Basic text search today is both simple and solved. Open a site in your browser, press Ctrl-F, and type a word. The browser finds the text–or fragment of text–wherever it appears. A search for “cat” will highlight those three letters in words like “cat,” “catalog,” “placate,” and “Octocat.” More powerful techniques let you find text that matches a complex pattern.
Text search serves as a core capability built into modern word processors, spreadsheets, databases, and, of course, search engines.
Basic image search works, too. An image search for “cat” fills your screen with photos of felines. The search works, in part, because of the millions of images on the web labeled as cats.
Image recognition, however, remains much more difficult. When provided a photo, an image recognition system can answer the question, “Does this photo contain a cat?”. Humans have little difficulty with this sort of simple recognition problem. But, this type of system has historically been difficult to code.
In late 2015, Google released two systems to help developers create powerful new applications that recognize images and learn patterns.
Recognize images: Cloud Vision API
The Cloud Vision API provides programmers tools to identify, classify, and group images. Some elements of the tools may seem familiar. Google Photos, for example, already allows you to search your photos for images of specific people, common objects, and notable landmarks. Character recognition identifies text from many languages in an image.

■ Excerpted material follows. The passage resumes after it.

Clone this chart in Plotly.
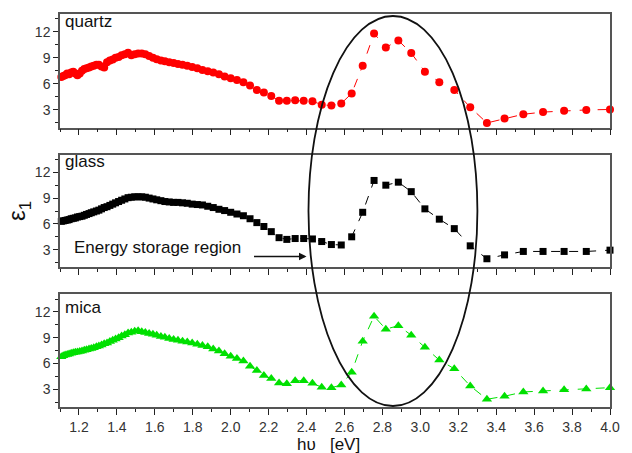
import plotly.graph_objects as go

# photon energy grid (eV)
energy = [1.107, 1.117, 1.127, 1.138, 1.148, 1.159, 1.170, 1.181, 1.192, 1.204,
          1.216, 1.228, 1.240, 1.253, 1.265, 1.278, 1.292, 1.305, 1.319, 1.333,
          1.348, 1.363, 1.378, 1.393, 1.409, 1.425, 1.442, 1.459, 1.476, 1.494,
          1.512, 1.531, 1.550, 1.570, 1.590, 1.610, 1.632, 1.653, 1.676, 1.699,
          1.722, 1.746, 1.771, 1.797, 1.824, 1.851, 1.879, 1.908, 1.938, 1.968,
          2.000, 2.033, 2.067, 2.102, 2.138, 2.175, 2.214, 2.255, 2.296, 2.340,
          2.385, 2.431, 2.480, 2.531, 2.583, 2.638, 2.696, 2.756, 2.818, 2.884,
          2.952, 3.024, 3.100, 3.179, 3.263, 3.351, 3.444, 3.543, 3.647, 3.758,
          3.875, 4.000]

quartz = [6.8, 6.9, 7.0, 7.2, 7.1, 7.3, 7.4, 7.2, 7.0, 7.2,
          7.5, 7.7, 7.8, 7.9, 8.0, 8.1, 8.2, 8.2, 8.0, 7.9,
          8.5, 8.7, 8.8, 9.0, 9.1, 9.3, 9.4, 9.6, 9.3, 9.4,
          9.5, 9.5, 9.4, 9.2, 9.0, 8.85, 8.7, 8.6, 8.5, 8.4,
          8.3, 8.2, 8.1, 7.95, 7.8, 7.6, 7.45, 7.3, 7.1, 6.85,
          6.65, 6.45, 6.2, 5.8, 5.3, 5.0, 4.6, 4.05, 4.05, 4.1,
          4.05, 4.0, 3.6, 3.5, 3.75, 4.9, 8.1, 11.8, 10.2, 11.0,
          9.55, 7.4, 6.2, 5.3, 3.3, 1.5, 2.0, 2.5, 2.75, 2.9,
          3.0, 3.05]

glass = [6.3, 6.35, 6.4, 6.45, 6.5, 6.6, 6.65, 6.7, 6.8, 6.85,
         6.9, 7.0, 7.1, 7.2, 7.3, 7.4, 7.5, 7.6, 7.75, 7.9,
         8.0, 8.15, 8.3, 8.45, 8.6, 8.75, 8.9, 9.05, 9.1, 9.15,
         9.15, 9.15, 9.1, 9.0, 8.9, 8.8, 8.7, 8.6, 8.55, 8.5,
         8.5, 8.45, 8.4, 8.3, 8.25, 8.2, 8.05, 7.9, 7.7, 7.55,
         7.35, 7.15, 6.95, 6.6, 6.15, 5.7, 5.1, 4.4, 4.2, 4.3,
         4.3, 4.25, 3.95, 3.6, 3.55, 4.5, 7.35, 11.05, 10.5, 10.85,
         9.75, 7.75, 6.55, 5.45, 3.45, 1.95, 2.4, 2.8, 2.8, 2.8,
         2.8, 2.95]

mica = [6.8, 6.9, 7.0, 7.05, 7.1, 7.2, 7.25, 7.3, 7.35, 7.4,
        7.45, 7.55, 7.6, 7.7, 7.75, 7.85, 7.95, 8.05, 8.15, 8.3,
        8.4, 8.55, 8.7, 8.85, 9.0, 9.2, 9.35, 9.55, 9.65, 9.75,
        9.8, 9.7, 9.6, 9.5, 9.4, 9.3, 9.15, 9.05, 8.9, 8.8,
        8.7, 8.6, 8.5, 8.4, 8.25, 8.1, 7.95, 7.7, 7.45, 7.15,
        6.85, 6.6, 6.3, 5.7, 5.2, 4.6, 4.25, 3.75, 3.65, 4.0,
        4.0, 3.7, 3.25, 3.2, 3.5, 5.0, 8.6, 11.5, 10.0, 10.4,
        9.3, 7.9, 6.4, 5.4, 3.4, 1.85, 2.2, 2.7, 2.8, 2.95,
        3.05, 3.2]

panel_names = ["quartz", "glass", "mica"]
y_ticks = [3, 6, 9, 12]

W, H = 632, 453
ML, MR, MT, MB = 60, 12, 13, 46
PW, PH = W - ML - MR, H - MT - MB


def px2x(px):
    return (px - ML) / PW


def py2y(py):
    return (H - MB - py) / PH


fig = go.Figure()

series = [
    (quartz, "x", "y", dict(symbol="circle", size=8, color="#ff0000"), "#ff0000"),
    (glass, "x2", "y2", dict(symbol="square", size=7, color="#000000"), "#000000"),
    (mica, "x3", "y3", dict(symbol="triangle-up", size=9, color="#00e000"), "#00e000"),
]
for vals, xa, ya, mk, col in series:
    fig.add_trace(go.Scatter(
        x=energy, y=vals, xaxis=xa, yaxis=ya, mode="lines+markers",
        line=dict(color=col, width=1, dash="dash"), marker=mk,
        showlegend=False, cliponaxis=False))

domains = [
    [py2y(127), py2y(13)],
    [py2y(267), py2y(154)],
    [py2y(407), py2y(294)],
]

axis_line = "#555555"
tick_font = dict(family="Liberation Sans, Arial, sans-serif", size=14, color="#333333")

layout = dict(
    width=W, height=H,
    margin=dict(l=ML, r=MR, t=MT, b=MB),
    paper_bgcolor="white", plot_bgcolor="white",
    showlegend=False,
)

for i in range(3):
    sx = "" if i == 0 else str(i + 1)
    layout["xaxis" + sx] = dict(
        domain=[0, 1], anchor="y" + sx, range=[1.1, 4.0],
        showgrid=False, zeroline=False,
        showline=True, linecolor=axis_line, linewidth=1.5, mirror=True,
        ticks="outside", ticklen=6, tickwidth=1.2, tickcolor="#222222",
        dtick=0.2, tick0=0, tickformat=".1f",
        minor=dict(dtick=0.1, tick0=0, ticks="outside", ticklen=3,
                   tickwidth=1, tickcolor="#222222", showgrid=False),
        showticklabels=(i == 2), tickfont=tick_font,
    )
    layout["yaxis" + sx] = dict(
        domain=domains[i], anchor="x" + sx, range=[0.95, 14.05],
        showgrid=False, zeroline=False,
        showline=True, linecolor=axis_line, linewidth=1.5, mirror=True,
        ticks="outside", ticklen=5, tickwidth=1.2, tickcolor="#222222",
        tickvals=y_ticks, ticktext=[str(v) for v in y_ticks],
        minor=dict(dtick=1.5, tick0=0, ticks="outside", ticklen=3,
                   tickwidth=1, tickcolor="#222222", showgrid=False),
        tickfont=tick_font,
    )

# y-axis title on the middle panel (rotated)
layout["yaxis2"]["title"] = dict(
    text="\u03b5<sub>1</sub>", standoff=2,
    font=dict(family="Liberation Sans, Arial, sans-serif", size=24, color="#111111"))

fig.update_layout(**layout)

label_font = dict(family="Liberation Sans, Arial, sans-serif", size=17, color="#111111")
label_y = [21, 161, 307]
for name, ly in zip(panel_names, label_y):
    fig.add_annotation(text=name, xref="paper", yref="paper",
                       x=px2x(63), y=py2y(ly), xanchor="left", yanchor="middle",
                       showarrow=False, font=label_font)

# energy storage region text + arrow
fig.add_annotation(text="Energy storage region", xref="paper", yref="paper",
                   x=px2x(159), y=py2y(247), xanchor="center", yanchor="middle",
                   showarrow=False, font=label_font)
fig.add_annotation(text="", xref="paper", yref="paper",
                   x=px2x(311), y=py2y(256), ax=-54, ay=0,
                   showarrow=True, arrowhead=2, arrowsize=1, arrowwidth=1.5,
                   arrowcolor="#111111")

# x-axis title
fig.add_annotation(text="h\u03c5\u00a0\u00a0\u00a0[eV]", xref="paper", yref="paper",
                   x=px2x(333), y=py2y(445), xanchor="center", yanchor="middle",
                   showarrow=False, font=label_font)

# ellipse marking the region
fig.add_shape(type="circle", xref="paper", yref="paper",
              x0=px2x(313), x1=px2x(485), y0=py2y(406), y1=py2y(15),
              line=dict(color="#111111", width=1.8), layer="above")

fig.write_html("out.html")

Cloud Vision offers these capabilities to coders via the API.
Cloud Vision adds a layer of image analysis, as well. The system can indicate if an image likely shows violence or contains explicit adult content. It also offers sentiment analysis, which classifies people’s faces based on displayed emotions (e.g., smiling, crying).
Learn patterns: TensorFlow
Google also released TensorFlow, which provides anyone an open source library for machine learning. (On release, the Python API for TensorFlow was “the most complete and easiest to use,” although Google also provided a C++ API.)

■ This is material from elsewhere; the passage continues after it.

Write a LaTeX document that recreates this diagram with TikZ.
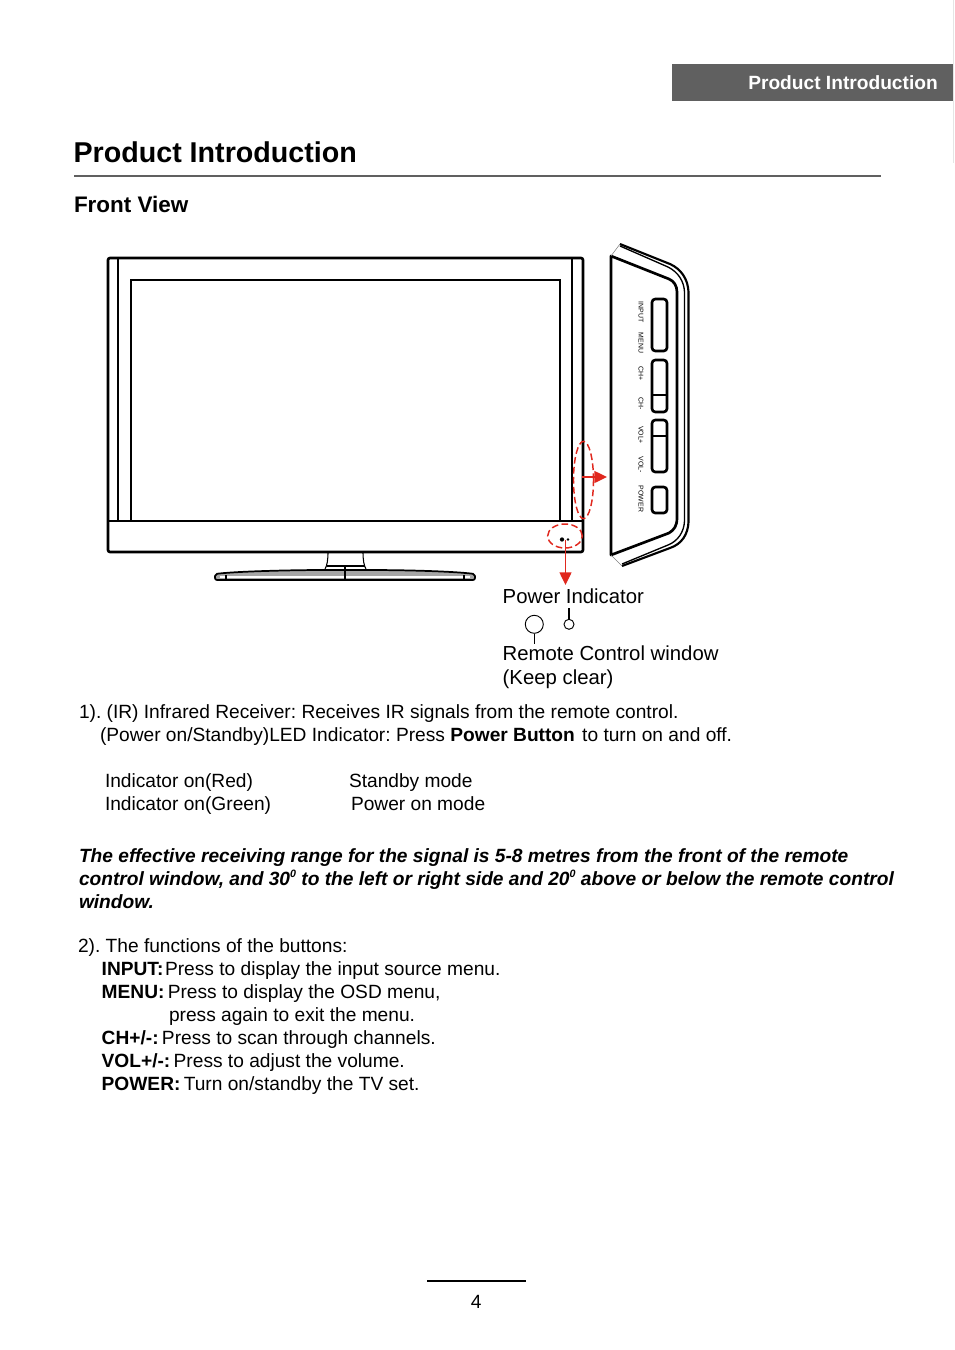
\documentclass[tikz,border=0pt]{standalone}
\usepackage{fontspec}
\setmainfont{Liberation Sans}
\usepackage{tikz}
\usetikzlibrary{shapes.geometric,arrows.meta}
\definecolor{bargray}{HTML}{606060}
\definecolor{markred}{HTML}{E0281E}
\frenchspacing
\begin{document}
\begin{tikzpicture}[x=0.75pt,y=-0.75pt,>=stealth,font=\fontsize{14.37}{18}\selectfont]
\tikzstyle{txt}=[anchor=base west,inner sep=0pt,outer sep=0pt]
\tikzstyle{lbl}=[txt,font=\fontsize{15.25}{18}\selectfont]
\tikzstyle{rangetxt}=[txt,font=\fontsize{14.37}{18}\selectfont\bfseries\itshape]
\tikzstyle{keylbl}=[inner sep=0pt,rotate=-90,font=\fontsize{5.2}{6}\selectfont]
\tikzstyle{heavy}=[line width=2pt,line join=round]
\tikzstyle{fine}=[line width=0.8pt]
\tikzstyle{keybox}=[line width=2pt,rounded corners=2.5pt]
\tikzstyle{redring}=[ellipse,draw=markred,dash pattern=on 5pt off 2.5pt,line width=1.1pt,inner sep=0pt]
\tikzstyle{redarrow}=[markred,line width=1pt,-{Triangle[length=9.5pt,width=9pt]}]
\tikzstyle{callout}=[circle,draw,line width=0.7pt,inner sep=0pt]
\useasboundingbox (0,0) rectangle (954,1350);
% page header
\draw[black!10,line width=0.75pt] (953.5,0) -- (953.5,163);
\node[fill=bargray,minimum width=210.75pt,minimum height=27.75pt,inner sep=0pt,anchor=north west] (headerbar) at (672,64) {};
\node[anchor=base east,inner sep=0pt,text=white,font=\fontsize{14.37}{18}\selectfont\bfseries] (headertext) at (938,89) {Product Introduction};
\node[txt,font=\fontsize{21.5}{26}\selectfont\bfseries] (title) at (73.5,162.5) {Product Introduction};
\draw[bargray,line width=1.2pt] (74,176) -- (881,176);
\node[txt,font=\fontsize{16.85}{20}\selectfont\bfseries] (frontview) at (74,212) {Front View};
% tv set
\draw[heavy,rounded corners=1.5pt] (108,258) rectangle (583,552);
\draw[line width=1.4pt] (108,521) -- (583,521);
\draw[fine] (118,258) -- (118,521);
\draw[fine] (572,258) -- (572,521);
\draw[line width=1.1pt] (131,280) rectangle (560,521);
% stand
\draw[fine] (328,552) .. controls (328,560) and (327,566) .. (325,569);
\draw[fine] (363,552) .. controls (363,560) and (364,566) .. (366,569);
\draw[fine] (327,566) -- (365,566);
\draw[line width=1.3pt,line join=round,fill=black!35,rounded corners=1.5pt] (215,574) .. controls (240,571) and (300,570) .. (325,570) -- (366,570) .. controls (400,570) and (450,571) .. (475,574) -- (475,580) -- (215,580) -- cycle;
\draw[white,line width=0.9pt] (220,577) -- (470,577);
\draw[fine] (345,566) -- (345,581);
\draw[fine] (226,575) -- (226,580);
\draw[fine] (464,575) -- (464,580);
% side panel
\draw[heavy] (611,256) -- (669,279) .. controls (674,281) and (677,286) .. (677,292) -- (677,518) .. controls (677,526) and (674,530) .. (669,533) -- (611,555) -- cycle;
\draw[line width=1.6pt,line join=round] (620,244) -- (670,264) .. controls (681,269) and (688,279) .. (688.5,292) -- (688.5,522) .. controls (688,534) and (682,544) .. (670,548) -- (622,566);
\draw[line width=1pt] (620,246) -- (668,267) .. controls (678,272) and (684,281) .. (684.5,292) -- (684.5,521) .. controls (684,532) and (678,541) .. (668,545) -- (622,564);
\draw[black!50,line width=0.4pt] (611,256) -- (620,244);
\draw[black!50,line width=0.4pt] (611,555) -- (622,566);
\draw[keybox] (652,299) rectangle (667,351);
\draw[keybox] (652,360) rectangle (667,412);
\draw[fine] (652,395) -- (667,395);
\draw[keybox] (652,420) rectangle (667,472);
\draw[fine] (652,436) -- (667,436);
\draw[keybox] (652,487) rectangle (667,513);
\foreach \ypos/\keyname in {312/INPUT,343/MENU,374/CH+,404/CH-,435/VOL+,465/VOL-,499/POWER}
  \node[keylbl] (key\keyname) at (641,\ypos) {\keyname};
% indicators
\node[redring,minimum width=15pt,minimum height=58pt] (sensorring) at (583.5,480) {};
\node[redring,minimum width=26pt,minimum height=18pt] (ledring) at (565,536) {};
\fill (562,539.5) circle (1.6pt);
\fill (568,539.5) circle (1pt);
\coordinate (sensorstart) at (582,477);
\coordinate (sensorend) at (607,477);
\coordinate (ledstart) at (565.5,540);
\coordinate (ledend) at (565.5,585);
\draw[redarrow] (sensorstart) -- (sensorend);
\draw[redarrow] (ledstart) -- (ledend);
% callouts
\node[lbl] (powerlabel) at (502.7,603) {Power Indicator};
\node[lbl] (remotelabel) at (502.7,660) {Remote Control window};
\node[lbl] (keepclear) at (502.7,684) {(Keep clear)};
\node[callout,minimum size=13.5pt] (bigcircle) at (534.3,624.3) {};
\node[callout,minimum size=7.5pt] (smallcircle) at (569,624.3) {};
\coordinate (bigfoot) at (534.3,644);
\coordinate (smalltop) at (569,608);
\draw[line width=0.6pt] (bigcircle) -- (bigfoot);
\draw[line width=0.9pt] (smallcircle) -- (smalltop);
% text
\node[txt] (irline) at (79,718) {1). (IR) Infrared Receiver: Receives IR signals from the remote control.};
\node[txt] (ledline) at (100,741) {(Power on/Standby)LED Indicator: Press \textbf{Power Button}\hspace{1.5pt} to turn on and off.};
\node[txt] (redname) at (105,787) {Indicator on(Red)};
\node[txt] (redmode) at (349,787) {Standby mode};
\node[txt] (greenname) at (105,810) {Indicator on(Green)};
\node[txt] (greenmode) at (351,810) {Power on mode};
\node[rangetxt] (rangea) at (79,862) {The effective receiving range for the signal is 5-8 metres from the front of the remote};
\node[rangetxt] (rangeb) at (79,885) {control window, and 30\raisebox{5.5pt}{\fontsize{8}{8}\selectfont 0} to the left or right side and 20\raisebox{5.5pt}{\fontsize{8}{8}\selectfont 0} above or below the remote control};
\node[rangetxt] (rangec) at (79,908) {window.};
\node[txt] (funcs) at (78,952) {2). The functions of the buttons:};
\node[txt] (funcinput) at (101.7,975) {\textbf{INPUT:}\hspace{1.2pt}Press to display the input source menu.};
\node[txt] (funcmenu) at (101.7,998) {\textbf{MENU:}\hspace{2.5pt}Press to display the OSD menu,};
\node[txt] (funcexit) at (169,1021) {press again to exit the menu.};
\node[txt] (funcch) at (101.7,1044) {\textbf{CH+/-:}\hspace{2.5pt}Press to scan through channels.};
\node[txt] (funcvol) at (101.7,1067) {\textbf{VOL+/-:}\hspace{2.5pt}Press to adjust the volume.};
\node[txt] (funcpower) at (101.7,1090) {\textbf{POWER:}\hspace{2.5pt}Turn on/standby the TV set.};
% page number
\draw[line width=1.1pt] (427,1281) -- (526,1281);
\node[anchor=base,inner sep=0pt] (pagenum) at (476.3,1308) {4};
\end{tikzpicture}
\end{document}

A machine learning system functions a bit differently than a conventional application. Results emerge from data in a machine learning system, unlike in a traditional application where the program defines the results.
For example, a conventional program might offer many ways to display letters in a variety of fonts, sizes, colors, and styles. The system defines each of these characteristics. You adjust the settings to show the letter in whatever combination you choose.
A machine learning system flips the process. You gather examples of letters, then feed them into the system. The data might include images of text from print publications, web pages, posters, signs, books, magazines, cereal boxes, receipts, and so on. The system “learns” to distinguish letters based on the data provided.
Machine learning already helps Google identify spam, translate language, recognize images, and return search results. TensorFlow gives developers the core tools needed to build systems that learn from data.
Cloud Vision and TensorFlow open significant new worlds for developers.
Cloud Vision points to a future when image search tools will be as common as text search tools are today. Image search can help us understand how people use products. Image analysis may help journalists, political pundits, or brand managers analyze attitudes and emotions. And, content detection can help protect young students from violent or offensive images in educational apps. With Cloud Vision, Google brings the benefits of image recognition as a service to developers.
Machine learning and TensorFlow will likely have an even greater impact. Machine learning will help as we develop autonomous vehicles, design smarter things, and build connected cities. Much like the smartphone increased the utility of a phone, machine learning will boost the power of a connected cloud platform. Machine learning may be the feature that sets the Google Cloud Platform apart from competitors.
Maybe one day a machine learning system will be so good that it will recognize not only that a photo contains a cat, but also that it is your cat. However, I’m not sure if we’ll ever devise a system to tell you what your cat is thinking.
What do you think?
Have you explored what image search and recognition tools might mean for your organization? Or built a machine learning system and put it to work? What uses of image recognition and machine learning have you seen?